» Stated task:
Reproduce the listing below exactly. Pictures do not belong in the copy.

───── Data block ─────

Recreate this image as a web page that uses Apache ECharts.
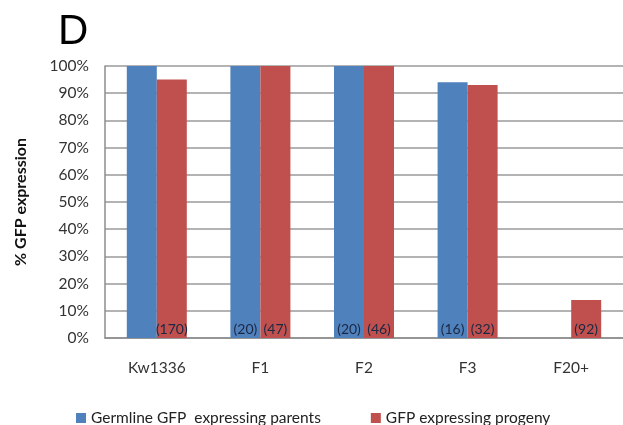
<!DOCTYPE html>
<html>
<head>
<meta charset="utf-8">
<script src="https://cdn.jsdelivr.net/npm/echarts@6/dist/echarts.min.js"></script>
<style>
  html, body { margin: 0; padding: 0; background: #ffffff; }
  #chart { width: 623px; height: 425px; }
</style>
</head>
<body>
<div id="chart"></div>
<script>
// Generations tested
const categories = ['Kw1336', 'F1', 'F2', 'F3', 'F20+'];
// Fraction of animals expressing GFP
const parentValues = [1.00, 1.00, 1.00, 0.94, 0];
const progenyValues = [0.95, 1.00, 1.00, 0.93, 0.14];
// Number of animals scored (shown at the base of each bar)
const parentCounts = ['', '(20)', '(20)', '(16)', ''];
const progenyCounts = ['(170)', '(47)', '(46)', '(32)', '(92)'];
// Axis tick values
const yTicks = [0, 0.1, 0.2, 0.3, 0.4, 0.5, 0.6, 0.7, 0.8, 0.9, 1.0];

const FONT = 'Lato, "Open Sans", sans-serif';
const countLabel = (counts) => ({
  show: true,
  position: 'insideBottom',
  distance: 2,
  color: '#1c2744',
  fontFamily: FONT,
  fontSize: 14,
  formatter: (p) => counts[p.dataIndex]
});

const chart = echarts.init(document.getElementById('chart'), null, { renderer: 'canvas' });
chart.setOption({
  animation: false,
  backgroundColor: '#ffffff',
  title: {
    text: 'D',
    left: 53,
    top: 6,
    textStyle: { fontFamily: '"Liberation Sans", Arial, sans-serif', fontSize: 42, fontWeight: 'normal', color: '#000' }
  },
  grid: { left: 105, right: -2, top: 66, bottom: 87 },
  legend: {
    left: 71,
    top: 405,
    itemWidth: 10,
    itemHeight: 10,
    itemGap: 50,
    icon: 'rect',
    textStyle: { fontFamily: FONT, fontSize: 15.5, color: '#222' },
    data: ['Germline GFP  expressing parents', 'GFP expressing progeny']
  },
  xAxis: {
    type: 'category',
    data: categories,
    axisLine: { lineStyle: { color: '#8c8c8c', width: 1.5 } },
    axisTick: { show: false },
    axisLabel: { margin: 22, color: '#333', fontFamily: FONT, fontSize: 15.5 }
  },
  yAxis: {
    type: 'value',
    min: yTicks[0],
    max: yTicks[yTicks.length - 1],
    interval: 0.1,
    name: '% GFP expression',
    nameLocation: 'middle',
    nameGap: 76,
    nameTextStyle: { fontFamily: FONT, fontSize: 16, fontWeight: 'bold', color: '#111' },
    axisLine: { show: true, lineStyle: { color: '#8c8c8c', width: 1.5 } },
    axisTick: { show: false },
    splitLine: { lineStyle: { color: '#9a9a9a', width: 1.5 } },
    axisLabel: {
      margin: 16,
      color: '#333',
      fontFamily: FONT,
      fontSize: 15.5,
      formatter: (v) => Math.round(v * 100) + '%'
    }
  },
  series: [
    {
      name: 'Germline GFP  expressing parents',
      type: 'bar',
      data: parentValues,
      barWidth: 30,
      barGap: '0%',
      itemStyle: { color: '#4F81BD' },
      label: countLabel(parentCounts)
    },
    {
      name: 'GFP expressing progeny',
      type: 'bar',
      data: progenyValues,
      barWidth: 30,
      itemStyle: { color: '#C0504D' },
      label: countLabel(progenyCounts)
    }
  ]
});
</script>
</body>
</html>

─────

» Answer to this task:
Recreate this image as a web page that uses Apache ECharts.
<!DOCTYPE html>
<html>
<head>
<meta charset="utf-8">
<script src="https://cdn.jsdelivr.net/npm/echarts@6/dist/echarts.min.js"></script>
<style>
  html, body { margin: 0; padding: 0; background: #ffffff; }
  #chart { width: 623px; height: 425px; }
</style>
</head>
<body>
<div id="chart"></div>
<script>
// Generations tested
const categories = ['Kw1336', 'F1', 'F2', 'F3', 'F20+'];
// Fraction of animals expressing GFP
const parentValues = [1.00, 1.00, 1.00, 0.94, 0];
const progenyValues = [0.95, 1.00, 1.00, 0.93, 0.14];
// Number of animals scored (shown at the base of each bar)
const parentCounts = ['', '(20)', '(20)', '(16)', ''];
const progenyCounts = ['(170)', '(47)', '(46)', '(32)', '(92)'];
// Axis tick values
const yTicks = [0, 0.1, 0.2, 0.3, 0.4, 0.5, 0.6, 0.7, 0.8, 0.9, 1.0];

const FONT = 'Lato, "Open Sans", sans-serif';
const countLabel = (counts) => ({
  show: true,
  position: 'insideBottom',
  distance: 2,
  color: '#1c2744',
  fontFamily: FONT,
  fontSize: 14,
  formatter: (p) => counts[p.dataIndex]
});

const chart = echarts.init(document.getElementById('chart'), null, { renderer: 'canvas' });
chart.setOption({
  animation: false,
  backgroundColor: '#ffffff',
  title: {
    text: 'D',
    left: 53,
    top: 6,
    textStyle: { fontFamily: '"Liberation Sans", Arial, sans-serif', fontSize: 42, fontWeight: 'normal', color: '#000' }
  },
  grid: { left: 105, right: -2, top: 66, bottom: 87 },
  legend: {
    left: 71,
    top: 405,
    itemWidth: 10,
    itemHeight: 10,
    itemGap: 50,
    icon: 'rect',
    textStyle: { fontFamily: FONT, fontSize: 15.5, color: '#222' },
    data: ['Germline GFP  expressing parents', 'GFP expressing progeny']
  },
  xAxis: {
    type: 'category',
    data: categories,
    axisLine: { lineStyle: { color: '#8c8c8c', width: 1.5 } },
    axisTick: { show: false },
    axisLabel: { margin: 22, color: '#333', fontFamily: FONT, fontSize: 15.5 }
  },
  yAxis: {
    type: 'value',
    min: yTicks[0],
    max: yTicks[yTicks.length - 1],
    interval: 0.1,
    name: '% GFP expression',
    nameLocation: 'middle',
    nameGap: 76,
    nameTextStyle: { fontFamily: FONT, fontSize: 16, fontWeight: 'bold', color: '#111' },
    axisLine: { show: true, lineStyle: { color: '#8c8c8c', width: 1.5 } },
    axisTick: { show: false },
    splitLine: { lineStyle: { color: '#9a9a9a', width: 1.5 } },
    axisLabel: {
      margin: 16,
      color: '#333',
      fontFamily: FONT,
      fontSize: 15.5,
      formatter: (v) => Math.round(v * 100) + '%'
    }
  },
  series: [
    {
      name: 'Germline GFP  expressing parents',
      type: 'bar',
      data: parentValues,
      barWidth: 30,
      barGap: '0%',
      itemStyle: { color: '#4F81BD' },
      label: countLabel(parentCounts)
    },
    {
      name: 'GFP expressing progeny',
      type: 'bar',
      data: progenyValues,
      barWidth: 30,
      itemStyle: { color: '#C0504D' },
      label: countLabel(progenyCounts)
    }
  ]
});
</script>
</body>
</html>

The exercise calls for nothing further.